On Tuesday June 4th on or about 4pm, air controllers at JKIA/Wilson lost contact with a Cessna Caravan plane flying from Kitale to Nairobi. Aboard the FLYSAX plane were 10 passengers, including crew members.
Two days later, Kenyans had to accept the sad reality after new broke that the plane had crashed in the Aberdare Forest. No one survived.
One of the passengers aboard the ill-fated flight was Dr. Kabaka Waweru who hailed from Baricho. The village mourns the loss of an astute and great man, a man of honor. Dr. Kabaka was a decent human being who listened more and talked less. He let his actions do the talking.
See as a child, I witnessed the greatness of Dr. Kabaka. I saw with my own eyes why he was loved by everybody. Back then, he was working for the ministry of Health. We called him our Veterinarian. And this is what Dr. Kabaka, I believe, cherished the most-animals.
Back in the 90’s, there was one bull that ruled entire Baricho. This bull was also famed East of Baricho in Kianjege, to the West in Kiajang’a and Ndigaru, to the South in Kamurugo, Tokyo and Kiandangae and to the North in areas like Kariria and Gituamba. It was the bulls’ bull, revered for its “healthy seed.” This bull was named Amigo.
So famous was Amigo that locals believed (and still believe) Les Wanyika’s song “Amigo” was composed in its honor. According to this school of thought, as John Ngereza and Les Wanyika visited Sagana seeking Afro (mtoto wa Sagana), someone tipped the group about the Amigo wonders. The rest, as they say, is history.
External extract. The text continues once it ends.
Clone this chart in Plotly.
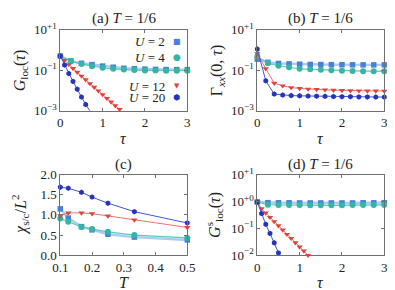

The day Amigo was taken ill, there was concern among the people that the end for Amigo was nigh. Maybe he had grown weary after years of you know what. Still, could be that a cow had infected him with ndigana……..People were distraught. “Ng’ombe citu ciribaicagwa nuu…” some women were heard whispering to each other. I tell you what, there were tears for Amigo. He needed the best attention. No one else could the village think of, other than Dr. Kabaka.
Many telegrams were dispatched to Dr. Kabaka summoning him to come attend to the Kingsian fierce urgency of the moment. See, Dr. Kabaka was always there for his people and their needs. And on this time it was no different. It wasn’t strange therefore to see him drive into Ezekiel Mutugi’s homestead armed with all the necessary tools for the task at hand. His mere presence was so calming that you could have cut the relief in the air with a knife.
Dr. Kabaka spent a few minutes attending to Amigo. You could tell the animal knew who he was. The sight was magical. After doing what he knew was best for the bull, Dr. Kabaka gave thumbs up to the villagers saying: “He will be fine.”
And just as he was about to depart, one naughty boy shouted: “Nie Kubota kubeana mbegu..” The little rascal was serious; but the villagers laughed at the insane comic relief. It was a thunderous laughter by men and women who had gathered to witness Amigo spring back to health, all courtesy of Dr. Kabaka.
This is the man we have lost. His compassion was ever stenciled in every little thing he set out to do. I believe the 9 other passengers were witnesses to this. We will never find out, but believe me, they did. He was a gem to our village. May his soul rest in eternal peace.